Aset tersebut tak kunjung selesai direstrukturisasi selama satu setengah tahun. Menurut Dradjad, mengutip pengakuan si teman, itu karena sang sohib tak mampu membayar "tarif" konsultan yang diminta oleh pejabat BPPN sebesar Rp 200 juta. Akibatnya, kini utang membengkak gara-gara bunga berbunga. Sementara itu, si teman sulit mencari kredit baru untuk modal kerja sehingga tak memiliki penghasilan untuk membayar utang tersebut. Nah, aset macet seperti itu kemudian dijual oleh pejabat BPPN dengan harga murah kepada pihak ketiga, dan boleh jadi si pejabat mendapat imbalan atas jasanya.
Kiat lainnya, debitor sengaja menyatakan tak mampu membayar utang (default). Akibatnya, nilai aset tersebut jatuh. Lalu BPPN menjual aset itu dengan harga murah. Tapi, coba tebak siapa yang membeli. Tak lain adalah kelompok debitor itu juga.
Praktek patgulipat seperti itu ditengarai banyak terjadi sejak masa penjualan aset inti perusahaan (corporate core asset sale/CCAS), yang kebanyakan merupakan milik pengutang kakap. Praktek semacam itu dikhawatirkan akan terjadi lagi pada penjualan aset yang belum direstrukturisasi kali ini.
Adanya praktek kotor itu juga diakui oleh sumber TEMPO di BPPN. Menurut sumber yang tak mau disebut namanya itu, staf AMC (Asset Management Credit) di BPPN sebetulnya sudah menyiapkan rencana penjualan aset secara paket.

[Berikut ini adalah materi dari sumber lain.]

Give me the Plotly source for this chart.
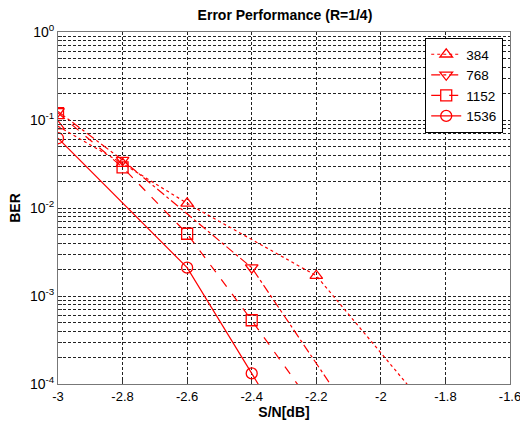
import plotly.graph_objects as go

# ---- data ----
x_384 = [-3.0, -2.8, -2.6, -2.2, -1.8]
ber_384 = [0.085, 0.032, 0.0113, 0.0017, 3.0e-5]

x_768 = [-3.0, -2.8, -2.4, -2.0]
ber_768 = [0.125, 0.035, 0.0021, 1.4e-5]

x_1152 = [-3.0, -2.8, -2.6, -2.4, -2.2]
ber_1152 = [0.120, 0.029, 0.0051, 5.3e-4, 5.0e-5]

x_1536 = [-3.0, -2.6, -2.4, -2.2]
ber_1536 = [0.062, 0.0021, 1.32e-4, 8.0e-6]

series_names = ["384", "768", "1152", "1536"]
x_ticks = [-3.0, -2.8, -2.6, -2.4, -2.2, -2.0, -1.8, -1.6]
x_ticklabels = ["-3", "-2.8", "-2.6", "-2.4", "-2.2", "-2", "-1.8", "-1.6"]
decades = [-4, -3, -2, -1, 0]

# ---- styles ----
RED = "#ff0000"
styles = [
    dict(dash="dot", symbol="triangle-up-open"),
    dict(dash="dashdot", symbol="triangle-down-open"),
    dict(dash="dash", symbol="square-open"),
    dict(dash="solid", symbol="circle-open"),
]

fig = go.Figure()
for name, xs, ys, st in zip(series_names,
                            [x_384, x_768, x_1152, x_1536],
                            [ber_384, ber_768, ber_1152, ber_1536],
                            styles):
    fig.add_trace(go.Scatter(
        x=xs, y=ys, name=name, mode="lines+markers",
        line=dict(color=RED, width=1.2, dash=st["dash"]),
        marker=dict(symbol=st["symbol"], size=11, color=RED,
                    line=dict(color=RED, width=1.3)),
        cliponaxis=True,
    ))

# y ticks: every 1..9 x 10^k, labels only on decades
y_tickvals = []
y_ticktext = []
for d in decades:
    for m in range(1, 10):
        if d == 0 and m > 1:
            break
        y_tickvals.append(m * 10.0 ** d)
        y_ticktext.append(f"10<sup>{d}</sup>" if m == 1 else "")

FONT = "Liberation Sans, Arial, sans-serif"

fig.update_layout(
    width=520, height=422,
    margin=dict(l=58, r=10, t=32, b=38, autoexpand=False),
    paper_bgcolor="white", plot_bgcolor="white",
    font=dict(family=FONT, size=13, color="black"),
    title=dict(text="<b>Error Performance (R=1/4)</b>", x=0.548, xanchor="center",
               y=0.965, yanchor="middle", font=dict(size=14, family=FONT),
               automargin=False),
    showlegend=True,
    hovermode=False,
    legend=dict(x=0.985, y=0.983, xanchor="right", yanchor="top",
                bgcolor="white", bordercolor="black", borderwidth=1,
                font=dict(size=13.5, family=FONT), tracegroupgap=0,
                itemwidth=30),
)

fig.update_xaxes(
    range=[-3.0, -1.6], tickvals=x_ticks, ticktext=x_ticklabels,
    automargin=False, ticklabeloverflow="allow",
    showgrid=True, gridcolor="#222", griddash="3px,2px", gridwidth=1,
    zeroline=False, showline=True, linecolor="#777", linewidth=1, mirror=True,
    ticks="inside", ticklen=4, tickcolor="#333",
    tickfont=dict(size=13, family=FONT),
    title=dict(text="<b>S/N[dB]</b>", font=dict(size=14, family=FONT), standoff=2),
)
fig.update_yaxes(
    type="log", range=[-4, 0], tickvals=y_tickvals, ticktext=y_ticktext,
    automargin=False, ticklabeloverflow="allow",
    showgrid=True, gridcolor="#222", griddash="3px,2px", gridwidth=1,
    zeroline=False, showline=True, linecolor="#777", linewidth=1, mirror=True,
    ticks="inside", ticklen=4, tickcolor="#333",
    tickfont=dict(size=14, family=FONT),
    title=dict(text="<b>BER</b>", font=dict(size=14, family=FONT), standoff=6),
)

fig.write_html("out.html", config={"displayModeBar": False},
               post_script="document.body.style.margin='0';")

Hal itu dilakukan sesuai dengan kondisi pasar dan aset itu sendiri agar tercipta harga yang optimal bagi negara.
Namun, rencana itu tak berjalan lantaran campur tangan para petinggi BPPN. Biasanya mereka meminta agar sebuah aset bisa dijual secara ketengan sesuai dengan permintaan pemilik lama atau pihak ketiga yang ingin membeli aset tersebut.
Adanya praktek-praktek kotor se-macam itu memang masih sulit dibuktikan. Namun, yang jelas, praktek penjualan aset secara sembarangan telah membuat tingkat pengembalian (recovery rate) aset di BPPN merosot drastis. Sebelumnya tingkat pengembalian pernah mencapai 70,14 persen, tapi kian lama semakin turun sehingga sekarang tinggal 30,18 persen.
Namun, Kepala Divisi Komunikasi BPPN, Suryo Susilo, membantah adanya praktek kongkalikong seperti yang di-tuduhkan itu. Rendahnya tingkat pengembalian menurut dia lantaran porsi utang macet dalam aset tersebut semakin besar. Selain itu, ia menimpakan kesalahan pada kondisi dalam negeri yang kurang menguntungkan—seperti tingginya tingkat risiko (country risk) dan rendahnya peringkat Indonesia—di saat penjualan aset.